Since an LED photo studio light panel is a nitch the Chinese manufactures ignore it. Until someone here takes commits financial suicide in developing it, China has nothing to rip off and make cheaper.
p.2 #12 · Continuous LED Video lighting for STILL photography???
pc4400 wrote:
Being in the biz, I can say that by the time it is developed, tested, UL/ETL listed ($$$) and marketed... the LEDs efficacy, efficiency, color quality and price would have changed drastically, leaving the investor holding thousands of LEDs that are near worthless.
Since an LED photo studio light panel is a nitch the Chinese manufactures ignore it. Until someone here takes commits financial suicide in developing it, China has nothing to rip off and make cheaper.
So you're saying don't expect photographic LED panels to be mainstream until the technology is fully mature in the overall marketplace?
p.2 #13 · Continuous LED Video lighting for STILL photography???
Can you list all the reasons why SMD LEDs are better than the more common, round, regular LED's used in today's current market (ie: litepanels, fotodiox, chinese, ebay, cn, yongnuo, etc., etc) Besides the already stated wider angle of light?
I am reading/researching them, and they seem to be used for more industrial and auto lighting (interiors, tail/headlights) and home interior lighting; and those said applications are more geared towards just/only lighting up certain areas/things... and really don't require specific and accurate colors/temps like in photography, no? Also, the SMD specs never state CRI, sometimes are kinda high/cold in temp and don't state lum, tungsten watt equivalents or light output.
...just curious and want to know all the Pros that SMD's have over the regular, normal, common, round LEDs....

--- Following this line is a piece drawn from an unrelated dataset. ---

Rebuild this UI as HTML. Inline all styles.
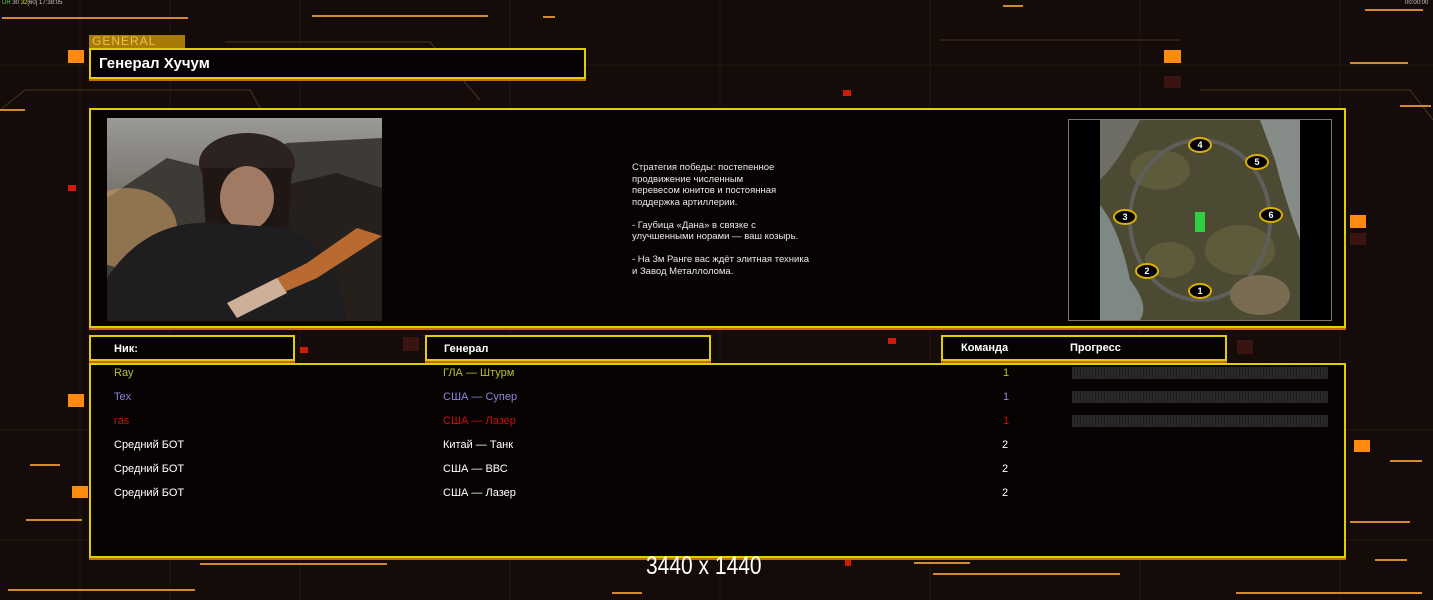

p.2 #14 · Continuous LED Video lighting for STILL photography???
Edgar Maguyon wrote:
Can you list all the reasons why SMD LEDs are better than the more common, round, regular LED's used in today's current market (ie: litepanels, fotodiox, chinese, ebay, cn, yongnuo, etc., etc) Besides the already stated wider angle of light?
I am reading/researching them, and they seem to be used for more industrial and auto lighting (interiors, tail/headlights) and home interior lighting; and those said applications are more geared towards just/only lighting up certain areas/things... and really don't require specific and accurate colors/temps like in photography, no? Also, the SMD specs never state CRI, sometimes are kinda high/cold in temp and don't state lum, tungsten watt equivalents or light output.

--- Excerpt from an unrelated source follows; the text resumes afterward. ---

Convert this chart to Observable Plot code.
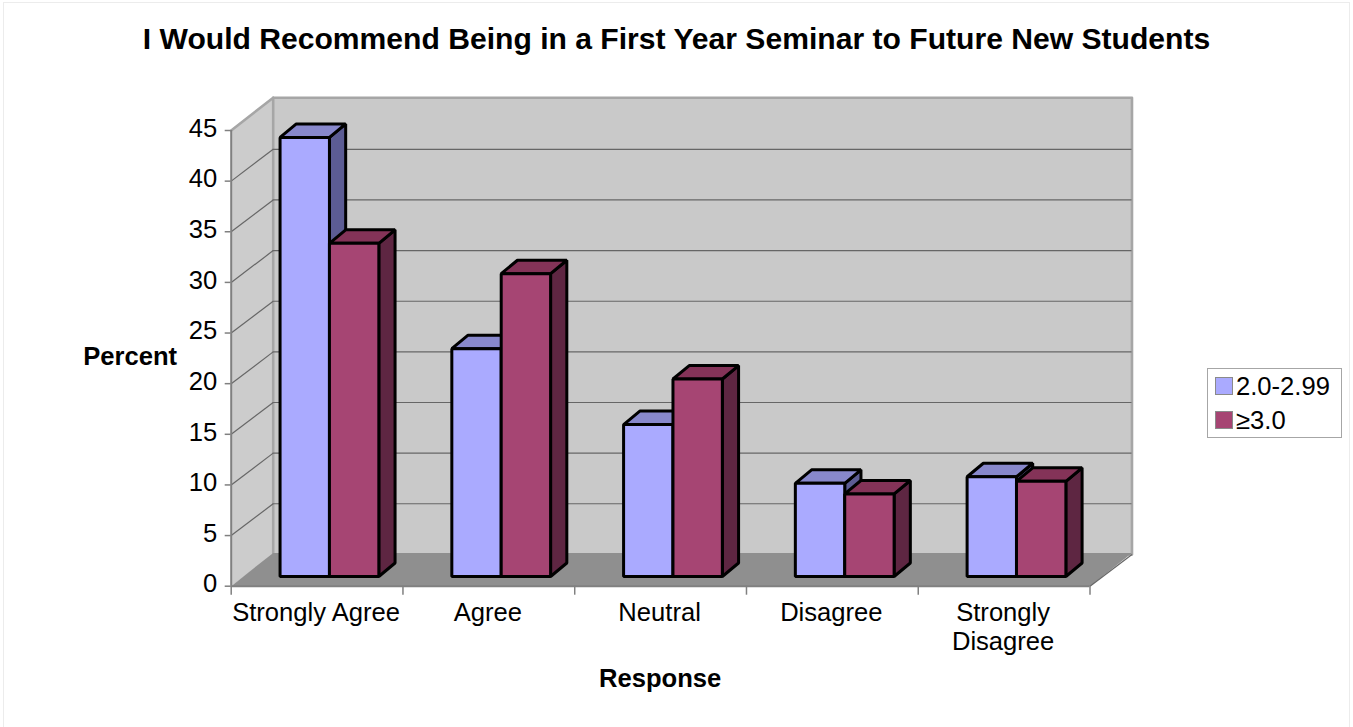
<!DOCTYPE html>
<html>
<head>
<meta charset="utf-8">
<script src="https://cdn.jsdelivr.net/npm/d3@7"></script>
<script src="https://cdn.jsdelivr.net/npm/@observablehq/plot@0.6"></script>
<style>
  html, body { margin: 0; padding: 0; background: #fff; }
  body { width: 1353px; height: 727px; position: relative; overflow: hidden; font-family: "Liberation Sans", Arial, sans-serif; }
  #frame { position: absolute; left: 3px; top: 2px; width: 1345px; height: 760px; border: 1.5px solid #ececec; pointer-events: none; }
  #title { height: 78px; line-height: 78px; text-align: center; font-size: 30.1px; font-weight: bold; color: #000; white-space: nowrap; }
  svg { display: block; position: relative; }
  #legend { position: absolute; left: 1207px; top: 368px; width: 133px; height: 68px; border: 1.5px solid #a6a6a6; background: #fff; box-sizing: content-box; font-size: 25.6px; }
  #legend div { position: absolute; left: 7px; height: 34px; line-height: 34px; white-space: nowrap; }
  #legend i { display: inline-block; width: 16px; height: 16px; border: 1px solid #8a8a8a; margin-right: 3px; vertical-align: 0px; }
</style>
</head>
<body>
<div id="frame"></div>
<div id="title"></div>
<div id="chart"></div>
<div id="legend"></div>
<script>
const titleText = "I Would Recommend Being in a First Year Seminar to Future New Students";
const categories = ["Strongly Agree", "Agree", "Neutral", "Disagree", "Strongly\nDisagree"];
const seriesNames = ["2.0-2.99", "≥3.0"];
const lowGpa = [43.36, 22.5, 15.0, 9.2, 9.85];
const highGpa = [32.9, 29.9, 19.5, 8.15, 9.4];
const yTicks = [0, 5, 10, 15, 20, 25, 30, 35, 40, 45];

const palettes = [
  {front: "#aaaaff", top: "#8888cc", side: "#5c5c94"},
  {front: "#a64573", top: "#843358", side: "#5e2642"}
];

// oblique projection, expressed in data units
const DX = 0.2445, DY = 3.14;            // depth of the chart box
const barDX = 0.0945, barDY = 1.33;      // depth of one bar
const baseY = 0.96;                      // bars stand inside the floor
const barStart = 0.2845, barW = 0.2875;

const n = categories.length, yMax = 45;
const poly = (pts) => pts.map(([x, y]) => ({x, y}));

function face(points, options) {
  return Plot.line(points, {x: "x", y: "y", curve: "linear-closed", ...options});
}

const bars = [];
categories.forEach((c, i) => {
  [lowGpa[i], highGpa[i]].forEach((v, s) => {
    const x0 = i + barStart + s * barW, x1 = x0 + barW;
    const y0 = baseY, y1 = baseY + v;
    const p = palettes[s];
    const style = {stroke: "#000", strokeWidth: 3, strokeLinejoin: "miter"};
    bars.push(
      face(poly([[x1, y0], [x1 + barDX, y0 + barDY], [x1 + barDX, y1 + barDY], [x1, y1]]), {fill: p.side, ...style}),
      face(poly([[x0, y1], [x1, y1], [x1 + barDX, y1 + barDY], [x0 + barDX, y1 + barDY]]), {fill: p.top, ...style}),
      face(poly([[x0, y0], [x1, y0], [x1, y1], [x0, y1]]), {fill: p.front, ...style})
    );
  });
});

const gridVals = yTicks.filter(v => v > 0 && v < yMax);
const labelData = categories.map((c, i) => ({x: i + 0.5, label: c}));

const plotEl = Plot.plot({
  width: 1353,
  height: 649,
  marginLeft: 230.7,
  marginRight: 1353 - 1089.5,
  marginTop: 52,
  marginBottom: 141.3,
  style: {background: "transparent", fontFamily: "'Liberation Sans', Arial, sans-serif", color: "#000"},
  x: {type: "linear", domain: [0, n], axis: null},
  y: {type: "linear", domain: [0, yMax], axis: null},
  marks: [
    // left wall, back wall, floor
    face(poly([[0, 0], [DX, DY], [DX, yMax + DY + 0.1], [0, yMax]]), {fill: "#cccccc", stroke: "none"}),
    face(poly([[DX, DY], [n + DX, DY], [n + DX, yMax + DY + 0.1], [DX, yMax + DY + 0.1]]), {fill: "#c9c9c9", stroke: "#a6a6a6", strokeWidth: 2.6}),
    face(poly([[0, yMax], [DX, yMax + DY + 0.1]]), {stroke: "#a6a6a6", strokeWidth: 2.6, curve: "linear"}),
    face(poly([[0, 0], [n, 0], [n + DX, DY + 0.15], [DX, DY + 0.15]]), {fill: "#8f8f8f", stroke: "none"}),
    // gridlines
    Plot.ruleY(gridVals, {y: v => v + DY, x1: DX, x2: n + DX, stroke: "#666", strokeWidth: 1.2}),
    Plot.link(gridVals, {x1: 0, y1: v => v, x2: DX, y2: v => v + DY, stroke: "#666", strokeWidth: 1.2}),
    Plot.link([n], {x1: n, y1: 0, x2: n + DX, y2: DY, stroke: "#666", strokeWidth: 1.2}),
    // axes
    Plot.ruleX([0], {y1: 0, y2: yMax, stroke: "#808080", strokeWidth: 2}),
    Plot.ruleY([0], {x1: 0, x2: n, stroke: "#808080", strokeWidth: 2}),
    Plot.axisY(yTicks, {tickSize: 6, tickFormat: () => "", label: null, stroke: "#808080", strokeWidth: 1.5}),
    Plot.axisY(yTicks, {tickSize: 0, tickPadding: 14, dy: -2, fontSize: 25.6, label: null, fill: "#000", textStroke: "none"}),
    Plot.axisX(d3.range(n + 1), {tickSize: 9, tickFormat: () => "", label: null, stroke: "#808080", strokeWidth: 1.5}),
    // bars
    ...bars,
    // category labels and axis titles
    Plot.text(labelData, {x: "x", y: 0, text: "label", lineAnchor: "top", dx: -1, dy: 14.5, fontSize: 25.6, fill: "#000", lineHeight: 1.13}),
    Plot.text(["Percent"], {frameAnchor: "left", text: d => d, textAnchor: "start", dx: -148, dy: -1.5, fontSize: 25.6, fontWeight: "bold", fill: "#000"}),
    Plot.text(["Response"], {frameAnchor: "bottom", text: d => d, dx: -0.5, dy: 100.5, fontSize: 25.6, fontWeight: "bold", fill: "#000"})
  ]
});

document.getElementById("title").textContent = titleText;
document.getElementById("chart").appendChild(plotEl);

const legendBox = d3.select("#legend");
seriesNames.forEach((name, s) => {
  const row = legendBox.append("div").style("top", (0 + s * 33.5) + "px");
  row.append("i").style("background", palettes[s].front);
  row.append("span").text(name);
});
</script>
</body>
</html>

...just curious and want to know all the Pros that SMD's have over the regular, normal, common, round LEDs.......Show more →
SMD LEDs (Surface Mount Device/Diode) mount directly to the PC board surface (usually aluminum) which is a requirement for anything putting out enough light to generate heat (roughly 250 lumens per foot and above). The older style through-hole LEDs have no heat transference to the PC board and therefore are typically mounted on fiber board. These LEDs do not develop enough light or heat to require an aluminum PC board which is meant for heat dissipation. In a nut shell, through-hole T1-3/4 style LEDs are for decorative uses and are not meant to provide any performance oriented lighting. You may see them being used in some performance/task lighting products, but only cheapo products.

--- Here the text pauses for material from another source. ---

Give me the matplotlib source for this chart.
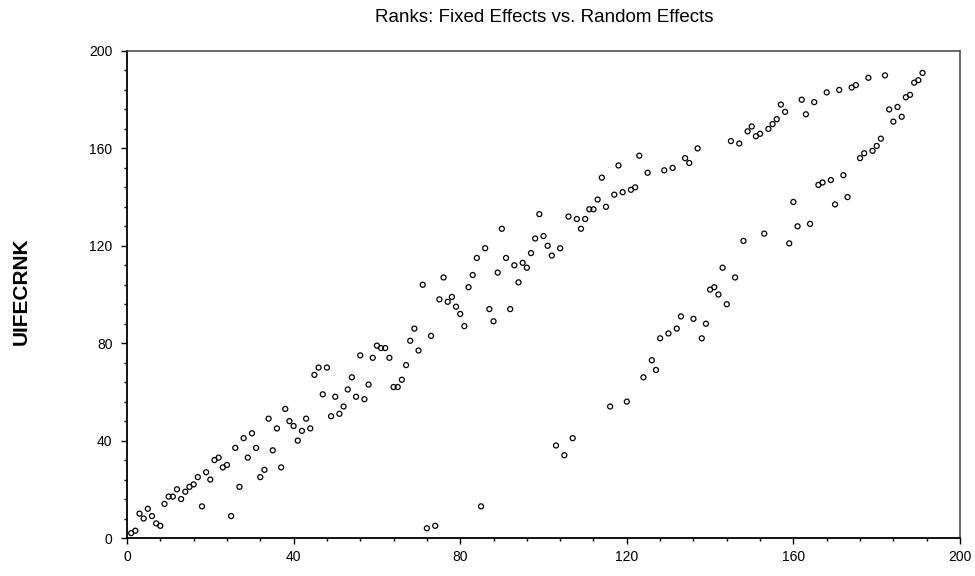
import numpy as np
import matplotlib
matplotlib.use("Agg")
import matplotlib.pyplot as plt
from matplotlib.ticker import MultipleLocator

# fixed effects rank on x (1..191), random effects rank
fe_rank = np.arange(1, 192)
re_rank = [
    2, 3, 10, 8, 12, 9, 6, 5, 14, 17,
    17, 20, 16, 19, 21, 22, 25, 13, 27, 24,
    32, 33, 29, 30, 9, 37, 21, 41, 33, 43,
    37, 25, 28, 49, 36, 45, 29, 53, 48, 46,
    40, 44, 49, 45, 67, 70, 59, 70, 50, 58,
    51, 54, 61, 66, 58, 75, 57, 63, 74, 79,
    78, 78, 74, 62, 62, 65, 71, 81, 86, 77,
    104, 4, 83, 5, 98, 107, 97, 99, 95, 92,
    87, 103, 108, 115, 13, 119, 94, 89, 109, 127,
    115, 94, 112, 105, 113, 111, 117, 123, 133, 124,
    120, 116, 38, 119, 34, 132, 41, 131, 127, 131,
    135, 135, 139, 148, 136, 54, 141, 153, 142, 56,
    143, 144, 157, 66, 150, 73, 69, 82, 151, 84,
    152, 86, 91, 156, 154, 90, 160, 82, 88, 102,
    103, 100, 111, 96, 163, 107, 162, 122, 167, 169,
    165, 166, 125, 168, 170, 172, 178, 175, 121, 138,
    128, 180, 174, 129, 179, 145, 146, 183, 147, 137,
    184, 149, 140, 185, 186, 156, 158, 189, 159, 161,
    164, 190, 176, 171, 177, 173, 181, 182, 187, 188,
    191,
]

fig = plt.figure(figsize=(9.75, 5.76), dpi=100)
ax = fig.add_axes([127 / 975, 1 - 538 / 576, (960 - 127) / 975, (538 - 51) / 576])

ax.scatter(fe_rank, re_rank, s=13, facecolors="none", edgecolors="black", linewidths=0.9)

ax.set_xlim(0, 200)
ax.set_ylim(0, 200)
ax.xaxis.set_major_locator(MultipleLocator(40))
ax.yaxis.set_major_locator(MultipleLocator(40))
ax.xaxis.set_minor_locator(MultipleLocator(8))
ax.yaxis.set_minor_locator(MultipleLocator(8))
ax.tick_params(which="major", direction="out", length=4.5, width=1, labelsize=10)
ax.tick_params(which="minor", direction="out", length=2.5, width=1)
ax.tick_params(axis="x", pad=4)
ax.tick_params(axis="y", pad=6)
for lab in ax.get_xticklabels() + ax.get_yticklabels():
    lab.set_family("Liberation Sans")

for side in ["left", "bottom"]:
    ax.spines[side].set_linewidth(1.3)
    ax.spines[side].set_color("black")
for side in ["top", "right"]:
    ax.spines[side].set_linewidth(1.1)
    ax.spines[side].set_color("#444444")

fig.text(544 / 975, 1 - 18 / 576, "Ranks: Fixed Effects vs. Random Effects",
         ha="center", va="center", fontsize=13.5, family="Liberation Sans")
fig.text(21 / 975, 1 - 291 / 576, "UIFECRNK", rotation=90, ha="center", va="center",
         fontsize=15, fontweight="bold", family="Liberation Sans")

fig.savefig("out.png", dpi=100)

SMD LED manufacturers provide lots of useful engineering information but not always CRI data. CRI data is obtained when the LED packager (person building/selling the fixture) get the finished product tested.
Here are some useful SMD LED specs from CREE
p.2 #15 · Continuous LED Video lighting for STILL photography???
Edgar Maguyon wrote:
I am reading/researching them, and they seem to be used for more industrial and auto lighting (interiors, tail/headlights) and home interior lighting; and those said applications are more geared towards just/only lighting up certain areas/things... and really don't require specific and accurate colors/temps like in photography, no?
I don't know about home lighting but anything used in external automotive lighting is highly regulated regarding color temp and brightness.
p.2 #16 · Continuous LED Video lighting for STILL photography???
Micky Bill wrote:
I don't know about home lighting but anything used in external automotive lighting is highly regulated regarding color temp and brightness.
Unless it's automotive aftermarket, then it's no holds barred.
p.2 #17 · Continuous LED Video lighting for STILL photography???
Aside from the chinese and ebay cheapy LED lighting... how come the more "better" and supposedly higher in quality photo/video LED lighting USA manufacturers, like Litepanels, use the round through-hole LED's and not the SMD's?
Their lights seem to be very nice quality, professional, with prices to match, yet they only use the round t1-3/4 LEDs and not the SMD. If anything, I would think Litepanels would use nicer SMD LEDs. Maybe in the near future perhaps?
p.2 #18 · Continuous LED Video lighting for STILL photography???
Edgar Maguyon wrote:
Aside from the chinese and ebay cheapy LED lighting... how come the more "better" and supposedly higher in quality photo/video LED lighting USA manufacturers, like Litepanels, use the round through-hole LED's and not the SMD's?
Their lights seem to be very nice quality, professional, with prices to match, yet they only use the round t1-3/4 LEDs and not the SMD. If anything, I would think Litepanels would use nicer SMD LEDs. Maybe in the near future perhaps?
Not real familiar with Litepanels but looking at their specs I'm getting roughly 3.6 lumens per LED compared to 9.7 lumens per SMD LED (driven conservatively). At roughly estimating 500 lumens per panel you would need to light up a small 3x3x3 photo box. The panels look nice but obviously MANY are required for a video shoot
p.2 #19 · Continuous LED Video lighting for STILL photography???
Do you think Litepanels will start using SMD's in the future? They seem like a company that want to produce high-quality stuff. They even tried petitioning a law to try to ban imports of chinese/ebay LED lighting; I guess to not rob sales from their products. Maybe because they care about making the best products too? If, yes, then maybe they will/should want to make better SMD LEDs to differentiate themselves from ebay/chinese knockoffs and have a reason to buy theirs instead.
pc4400 - Have you ever tried writing Litepanels, or other usa led lighting companies/manufacturers, to request for them to start making LED panels that use SMDs instead? If someone has the most knowledge about the SMDs, it sounds like it would be you ...I am sure they would hear you out and all the great reasons and advantages you know about SMDs.